What a Transit Strike Can Teach Us About Experimenting

For two days in February 2014, workers on the London Underground went on strike, closing several subway stations and forcing an even larger number of commuters to scramble to find a new route to work. In a study published earlier this year, researchers pulled data from transit cards of commuters before, during, and after the strike. Using this information, they charted how many commuters had to change their routes to work around the station closures.

By necessity, many commuters had to alter their routes during the strike. Since we tend to be creatures of habit, one could reasonably assume that folks would go immediately back to their original route as soon as the strike was over. But that wasn’t the case.

A statistically significant portion of commuters kept on their new route. This was their new normal. The particular reasons for this change don’t matter so much as what it reveals about human beings: we often don’t experiment enough before settling on one solution.

Nothing about the system changed long-term, though some options within the system were removed for a time, forcing the commuters to experiment. Since nothing was added to the system, we can safely say that the final route (the route chosen to deal with the station closures) the ostensibly preferable route, already existed within this system. It simply needed to be discovered.

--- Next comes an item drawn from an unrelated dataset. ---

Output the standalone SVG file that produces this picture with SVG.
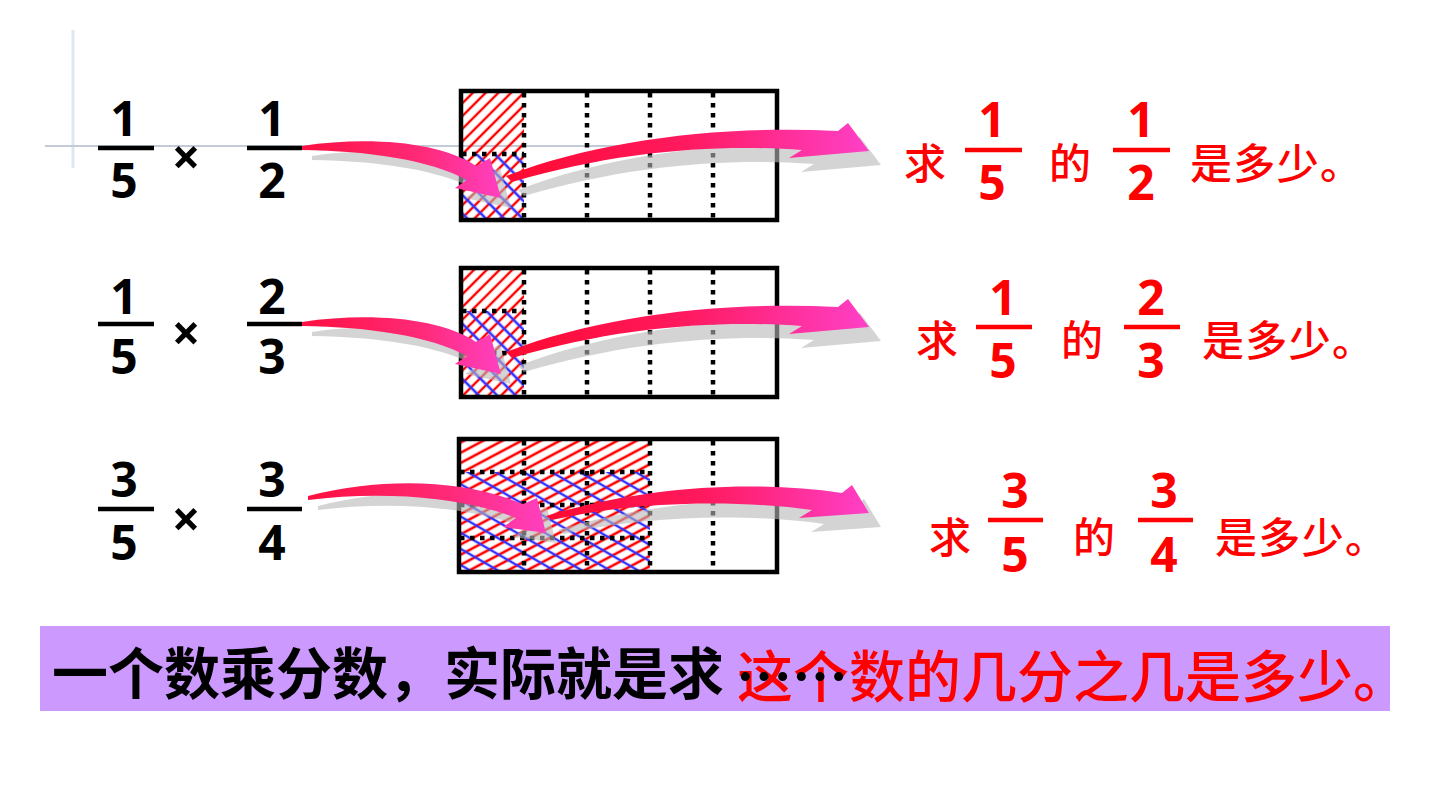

The study put it like this:

Our results also provide evidence on the inclination of individuals to experiment. After all, the new commute was already available pre-strike and could have been found beforehand through voluntary, as opposed to forced, experimentation.

How often do we miss preferable or, to borrow a word from the study, “optimal” solutions to the various problems we face in our parishes because we accepted the first workable solution we found? Pragmatism is good, but can be limiting.

“We’ve always done it that way” is a common refrain when a ministry or program is questioned. In The Episcopal Church, tradition is a strong motivator. And in our liturgies and sacraments, “the way we’ve always done it” is a key link to our apostolic tradition.

But does that same thinking persist at staff meetings or in vestry decisions?

My current parish is rethinking how we handle Adult Christian Formation. Maybe your parish is rethinking how it handles vestry nominations. And maybe we all should reconsider how our meetings and committees should operate (or – gasp – if they should even exist in the first place!).

As we begin a new liturgical year, and approach a new calendar year with new budgets and vestries, perhaps it’s time we begin to examine our systems and experiment to find better ideas that have been there all along, but simply buried in layers of habit.